After Musk tweeted in 2018 that he had “funding secured” to take Tesla private at $420, the SEC sued saying that Musk had misled investors. The parties eventually settled, with Musk and Tesla agreeing to pay $20 million each and require lawyers to review Musk’s Tesla-related tweets.
However, last month Musk asked a federal court to terminate the deal, saying he felt “forced” to sign the consent decree during a period when Tesla’s financial health was at risk. A self-described “free speech absolutist,” he also claimed through his lawyer that the deal impinged on his his First Amendment rights.
The judge also denied Musk’s request to quash an SEC subpoena related to a Twitter poll he conducted asking users whether he should sell Tesla shares or not. Officials were concerned he might have told his brother Kimbal about the poll, leading the brother to sell 88,500 shares just a day before the November 6th, 2021 tweet. In response, Musk said that the Twitter poll in question was just meant to gather input and not a disclosure of information he’d have to report to the SEC.
“Musk may wish it were otherwise, but he remains subject to the same enforcement authority — and has the same means to challenge the exercise of that authority — as any other citizen,” Liman wrote. “Indeed, to conclude otherwise would be to hold that a serial violator of the securities laws or a recidivist would enjoy greater protection against SEC enforcement than a person who had never even been accused of a securities law violation.”

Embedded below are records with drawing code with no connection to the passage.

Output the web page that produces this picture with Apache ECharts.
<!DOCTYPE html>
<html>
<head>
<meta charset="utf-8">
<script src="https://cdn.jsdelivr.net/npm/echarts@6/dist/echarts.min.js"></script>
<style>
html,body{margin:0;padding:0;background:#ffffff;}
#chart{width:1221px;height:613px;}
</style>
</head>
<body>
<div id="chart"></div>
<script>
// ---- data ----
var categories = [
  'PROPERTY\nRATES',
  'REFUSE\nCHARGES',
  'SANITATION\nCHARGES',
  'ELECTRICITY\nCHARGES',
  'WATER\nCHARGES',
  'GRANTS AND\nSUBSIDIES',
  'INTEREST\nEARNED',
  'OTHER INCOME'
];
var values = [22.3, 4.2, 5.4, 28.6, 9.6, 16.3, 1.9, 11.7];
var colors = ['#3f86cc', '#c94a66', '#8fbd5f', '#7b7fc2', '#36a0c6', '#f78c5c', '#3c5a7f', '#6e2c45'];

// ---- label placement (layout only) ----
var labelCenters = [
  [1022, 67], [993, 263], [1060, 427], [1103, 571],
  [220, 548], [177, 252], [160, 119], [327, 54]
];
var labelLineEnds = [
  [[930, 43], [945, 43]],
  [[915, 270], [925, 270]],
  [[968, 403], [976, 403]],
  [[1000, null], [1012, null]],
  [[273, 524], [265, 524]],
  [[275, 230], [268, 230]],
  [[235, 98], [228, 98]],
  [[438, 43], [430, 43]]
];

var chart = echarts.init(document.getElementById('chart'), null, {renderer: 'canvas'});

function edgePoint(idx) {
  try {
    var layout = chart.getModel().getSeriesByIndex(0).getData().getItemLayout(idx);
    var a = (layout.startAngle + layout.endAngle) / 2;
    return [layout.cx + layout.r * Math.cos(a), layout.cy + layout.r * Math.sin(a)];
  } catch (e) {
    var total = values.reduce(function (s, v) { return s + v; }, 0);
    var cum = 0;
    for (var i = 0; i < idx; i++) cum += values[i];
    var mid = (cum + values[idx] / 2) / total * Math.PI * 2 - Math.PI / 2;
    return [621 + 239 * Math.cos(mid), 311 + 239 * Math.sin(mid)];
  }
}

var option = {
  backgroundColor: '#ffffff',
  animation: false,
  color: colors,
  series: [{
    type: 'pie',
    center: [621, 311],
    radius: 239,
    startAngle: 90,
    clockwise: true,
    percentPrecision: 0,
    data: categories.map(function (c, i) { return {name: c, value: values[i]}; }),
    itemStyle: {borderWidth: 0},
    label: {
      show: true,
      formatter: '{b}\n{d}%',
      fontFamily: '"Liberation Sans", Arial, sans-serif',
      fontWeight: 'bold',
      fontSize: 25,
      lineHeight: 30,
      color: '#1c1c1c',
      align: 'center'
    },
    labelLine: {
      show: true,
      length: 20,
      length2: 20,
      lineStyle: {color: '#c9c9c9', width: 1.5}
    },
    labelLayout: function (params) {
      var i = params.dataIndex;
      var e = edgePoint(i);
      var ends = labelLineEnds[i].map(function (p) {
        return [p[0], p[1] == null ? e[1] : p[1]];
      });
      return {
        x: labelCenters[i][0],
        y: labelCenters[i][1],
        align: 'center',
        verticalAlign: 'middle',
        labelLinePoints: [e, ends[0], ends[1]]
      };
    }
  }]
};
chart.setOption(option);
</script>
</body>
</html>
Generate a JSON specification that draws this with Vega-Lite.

In response, Musk’s lawyer Alex Spiro said that the court’s ruling still means he can address SEC subpoenas on a case-by-case basis. “The court is simply saying we can move to quash these subpoenas when they are compelled,” he told Bloomberg. “Nothing will ever change the truth, which is that Elon Musk was considering taking Tesla private and could have — all that’s left some half decade later is remnant litigation which will make that truth clearer and clearer.”